The English first used range as a verb in the 14th century to describe the act of patrolling specific areas by military and law enforcement bodies; in North America, Anglo-Americans applied that description to those who fought Indians. Rangers first appeared on the American military scene in the late 17th century. Before King Philip's War and the Susquehannock wars, Americans depended upon a small cadre of European mercenaries to lead their armies of settlers in pitched battles against indigenous peoples. By the mid-1670s, however, an evolution in Native Americans’ tactics from organized battle to what is loosely known as guerrilla warfare presented Anglo-Americans with a new military challenge. Pitched battles with Native Americans proved increasingly difficult and dangerous.

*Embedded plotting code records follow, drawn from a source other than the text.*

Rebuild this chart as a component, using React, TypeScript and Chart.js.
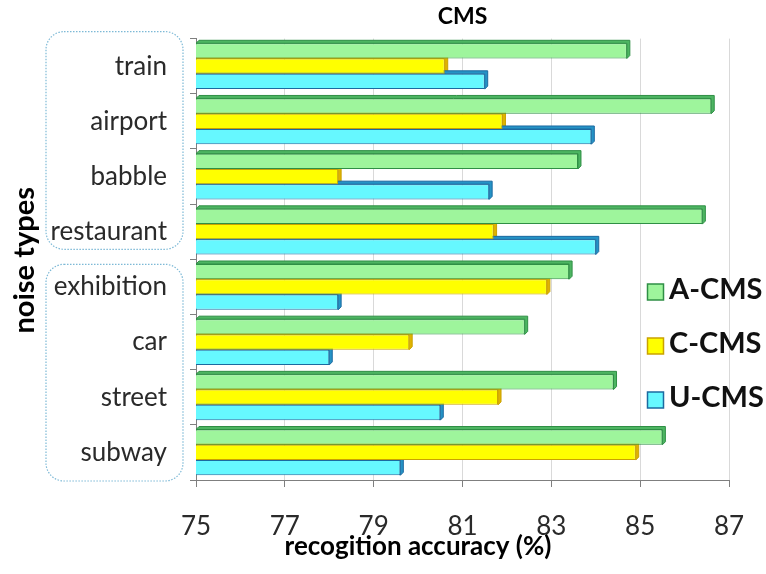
import React, { useEffect, useRef } from "react";
import { Chart, registerables } from "chart.js";

Chart.register(...registerables);

// ---- data ----
const noiseTypes = ["train", "airport", "babble", "restaurant", "exhibition", "car", "street", "subway"];
const aCms = [84.7, 86.6, 83.6, 86.4, 83.4, 82.4, 84.4, 85.5];
const cCms = [80.6, 81.9, 78.2, 81.7, 82.9, 79.8, 81.8, 84.9];
const uCms = [81.5, 83.9, 81.6, 84.0, 78.2, 78.0, 80.5, 79.6];
const seriesNames = ["A-CMS", "C-CMS", "U-CMS"];
const xTickValues = [75, 77, 79, 81, 83, 85, 87];
const chartTitle = "CMS";
const xAxisTitle = "recogition accuracy (%)";
const yAxisTitle = "noise types";
// first and last category of each dotted frame
const frameGroups = [
  ["train", "restaurant"],
  ["exhibition", "subway"],
];

// ---- styling ----
const W = 766;
const H = 574;
const FONT = "Lato, 'Open Sans', sans-serif";
const fills = ["#9ef59c", "#ffff00", "#66f8ff"];
const edges = ["#2f8f45", "#caa200", "#1b6aa0"];
const faces = ["#4db562", "#e0b300", "#2593c6"];
const DEPTH = 3;

const decorPlugin = {
  id: "decor",
  beforeDatasetsDraw(chart: any) {
    // extruded top and end faces behind each bar's front
    const ctx = chart.ctx;
    const area = chart.chartArea;
    ctx.save();
    ctx.beginPath();
    ctx.rect(area.left, area.top - DEPTH - 1, area.right - area.left + DEPTH + 2, area.bottom - area.top + DEPTH + 1);
    ctx.clip();
    chart.data.datasets.forEach((_ds: any, di: number) => {
      const meta = chart.getDatasetMeta(di);
      meta.data.forEach((bar: any) => {
        const { x, y, base, height } = bar.getProps(["x", "y", "base", "height"], true);
        const b = Math.max(base, area.left);
        const top = y - height / 2;
        const bottom = y + height / 2;
        ctx.fillStyle = faces[di];
        ctx.strokeStyle = edges[di];
        ctx.lineWidth = 1;
        ctx.beginPath();
        ctx.moveTo(b, top);
        ctx.lineTo(b + DEPTH, top - DEPTH);
        ctx.lineTo(x + DEPTH, top - DEPTH);
        ctx.lineTo(x + DEPTH, bottom - DEPTH);
        ctx.lineTo(x, bottom);
        ctx.lineTo(x, top);
        ctx.closePath();
        ctx.fill();
        ctx.stroke();
      });
    });
    ctx.restore();
  },
  afterDraw(chart: any) {
    const ctx = chart.ctx;
    const area = chart.chartArea;
    const yScale = chart.scales.y;
    const half = (yScale.getPixelForValue(1) - yScale.getPixelForValue(0)) / 2;
    ctx.save();

    // dotted frames around the label groups
    ctx.strokeStyle = "#7db9d6";
    ctx.lineWidth = 1.2;
    ctx.setLineDash([1.5, 1.5]);
    frameGroups.forEach(([first, last], gi) => {
      const i0 = noiseTypes.indexOf(first);
      const i1 = noiseTypes.indexOf(last);
      const top = yScale.getPixelForValue(i0) - half + (gi === 0 ? -7 : 5);
      const bottom = yScale.getPixelForValue(i1) + half + (gi === 0 ? -10 : 1);
      const left = area.left - 150;
      const right = area.left - 13;
      ctx.beginPath();
      ctx.roundRect(left, top, right - left, bottom - top, 18);
      ctx.stroke();
    });
    ctx.setLineDash([]);

    // chart title
    ctx.fillStyle = "#000";
    ctx.textAlign = "center";
    ctx.textBaseline = "alphabetic";
    ctx.font = `bold 23px ${FONT}`;
    ctx.fillText(chartTitle, (area.left + area.right) / 2, 24);

    // x axis title
    ctx.font = `bold 26px ${FONT}`;
    ctx.fillText(xAxisTitle, area.left + 222, 555);

    // y axis title
    ctx.save();
    ctx.translate(34, (area.top + area.bottom) / 2 + 1);
    ctx.rotate(-Math.PI / 2);
    ctx.font = `bold 29px ${FONT}`;
    ctx.fillText(yAxisTitle, 0, 0);
    ctx.restore();

    // legend
    ctx.textAlign = "left";
    ctx.font = `bold 29px ${FONT}`;
    seriesNames.forEach((name, i) => {
      const cy = 288 + i * 54;
      ctx.fillStyle = fills[i];
      ctx.strokeStyle = edges[i];
      ctx.lineWidth = 1.5;
      ctx.fillRect(647.5, cy - 4, 16, 16);
      ctx.strokeRect(647.5, cy - 4, 16, 16);
      ctx.fillStyle = "#111";
      ctx.fillText(name, 669, cy + 10.5);
    });
    ctx.restore();
  },
};

export default function App() {
  const canvasRef = useRef<HTMLCanvasElement | null>(null);

  useEffect(() => {
    if (!canvasRef.current) return;
    const series = [aCms, cCms, uCms];
    const chart = new Chart(canvasRef.current, {
      type: "bar",
      data: {
        labels: noiseTypes,
        datasets: series.map((values, i) => ({
          label: seriesNames[i],
          data: values,
          backgroundColor: fills[i],
          borderColor: edges[i],
          borderWidth: 1,
          borderSkipped: "start",
          categoryPercentage: 0.83,
          barPercentage: 1,
        })),
      },
      options: {
        indexAxis: "y",
        responsive: false,
        animation: false,
        events: [],
        layout: { padding: { top: 35, right: 37, bottom: 0, left: 0 } },
        plugins: {
          legend: { display: false },
          title: { display: false },
          tooltip: { enabled: false },
        },
        scales: {
          x: {
            type: "linear",
            min: 75,
            max: 87,
            afterBuildTicks: (s: any) => {
              s.ticks = xTickValues.map((v) => ({ value: v }));
            },
            afterFit: (s: any) => {
              s.height = 94;
              s.paddingLeft = 0;
              s.paddingRight = 0;
            },
            ticks: {
              font: { family: FONT, size: 26 },
              color: "#2a2a2a",
              padding: 24,
              maxRotation: 0,
            },
            grid: { color: "#d9d9d9", tickColor: "#7f7f7f", tickLength: 7 },
            border: { color: "#7f7f7f" },
          },
          y: {
            type: "category",
            afterFit: (s: any) => {
              s.width = 196;
            },
            ticks: {
              font: { family: FONT, size: 26 },
              color: "#2a2a2a",
              padding: 23,
            },
            grid: { drawOnChartArea: false, tickColor: "#7f7f7f", tickLength: 6 },
            border: { color: "#7f7f7f" },
          },
        },
      },
      plugins: [decorPlugin],
    });
    return () => chart.destroy();
  }, []);

  return (
    <div style={{ position: "absolute", left: 0, top: 0, width: W, height: H, background: "#fff" }}>
      <canvas ref={canvasRef} width={W} height={H} style={{ display: "block" }} />
    </div>
  );
}
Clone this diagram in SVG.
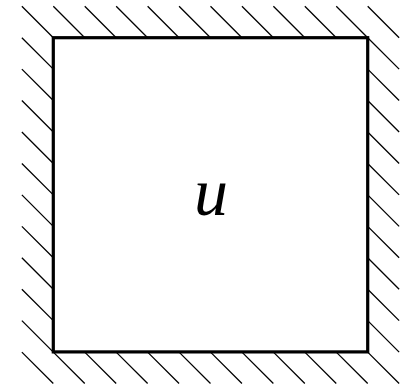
<svg xmlns="http://www.w3.org/2000/svg" width="410" height="385" viewBox="0 0 410 385">
<style>
.hatch{fill:none;stroke:#000;stroke-width:1.3}
.box{fill:#fff;stroke:#000;stroke-width:3.2}
.lbl{font-family:"Liberation Serif","DejaVu Serif",serif;font-style:italic;font-size:68px;fill:#000}
</style>
<rect width="410" height="385" fill="#fff"/>
<g id="hatching">
<path class="hatch" d="
M21.86 6.26l31.44 31.44 M21.86 37.70l31.44 31.44 M21.86 69.14l31.44 31.44 M21.86 100.58l31.44 31.44 M21.86 132.02l31.44 31.44 M21.86 163.46l31.44 31.44 M21.86 194.90l31.44 31.44 M21.86 226.34l31.44 31.44 M21.86 257.78l31.44 31.44 M21.86 289.22l31.44 31.44 M21.86 320.66l31.44 31.44 M21.86 352.10l31.44 31.44
M367.7 6.26l31.44 31.44 M367.7 37.70l31.44 31.44 M367.7 69.14l31.44 31.44 M367.7 100.58l31.44 31.44 M367.7 132.02l31.44 31.44 M367.7 163.46l31.44 31.44 M367.7 194.90l31.44 31.44 M367.7 226.34l31.44 31.44 M367.7 257.78l31.44 31.44 M367.7 289.22l31.44 31.44 M367.7 320.66l31.44 31.44 M367.7 352.10l31.44 31.44
M53.30 6.26l31.44 31.44 M84.74 6.26l31.44 31.44 M116.18 6.26l31.44 31.44 M147.62 6.26l31.44 31.44 M179.06 6.26l31.44 31.44 M210.50 6.26l31.44 31.44 M241.94 6.26l31.44 31.44 M273.38 6.26l31.44 31.44 M304.82 6.26l31.44 31.44 M336.26 6.26l31.44 31.44
M53.30 352.10l31.44 31.44 M84.74 352.10l31.44 31.44 M116.18 352.10l31.44 31.44 M147.62 352.10l31.44 31.44 M179.06 352.10l31.44 31.44 M210.50 352.10l31.44 31.44 M241.94 352.10l31.44 31.44 M273.38 352.10l31.44 31.44 M304.82 352.10l31.44 31.44 M336.26 352.10l31.44 31.44"/>
</g>
<g id="domain">
<rect class="box" x="53.3" y="37.7" width="314.4" height="314.2"/>
<text class="lbl" x="211" y="215" text-anchor="middle">u</text>
</g>
</svg>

Colonists on the frontier grasped that small parties of soldiers could sortie forth and strike indigenous communities before Native American raiders could destroy isolated farms and settlements. Ranger warfare also allowed frontier settlers to wage war relatively cheaply and without large outlays of men and matériel. Beginning with Benjamin Church, an officer in the Plymouth militia who in King Philip's War sought tutelage from friendly Native Americans on how to operate effectively in the wilderness, settlers gradually developed a way of war in which Rangers burned indigenous villages and fields and killed combatants and noncombatants alike. The focus on hit-and-run raids, ambushes, and the brutalization of enemy noncombatants, often fueled by bounties placed on Native American scalps, dominated war making in backcountry North America in King William's War, Queen Anne's War, the Tuscarora War, the Yamasee War, Dummer's War, and the early wars of King George II (the War of Jenkins’ Ear and King George's War). Over time, two types of Ranger forces developed: in the North, Rangers were primarily infantry, while in the South, Rangers were more akin to the mounted dragoons of Europe. Only with the arrival of large numbers of British regulars to fight the Seven Years’ War—the last of the Anglo-French imperial wars in North America—did European approaches to warfare challenge the primacy of Ranger warfare among frontier settlers.

Even in those conflicts in which British regulars bore an increasing burden of war, Rangers remained a crucial component of American expansion on the frontier. In King George's War in Nova Scotia, Ranger companies of Anglo-Americans and Native Americans of New England commanded by John Gorham proved to be key to Great Britain's subjugation of the indigenous peoples and French Acadians of the Maritime Provinces. During the Seven Years’ War, successive British commanders depended on Robert Rogers's Rangers to serve as the scouting and intelligence arm of their Army. Rogers's Rangers accepted the surrender of the French outposts in the Ohio country and Upper Great Lakes region following the Peace of Paris in 1763, and Rogers's “19 Standing Orders,” the first written instructions for making war by an American, has remained the basis for the U.S. Army's Ranger doctrine.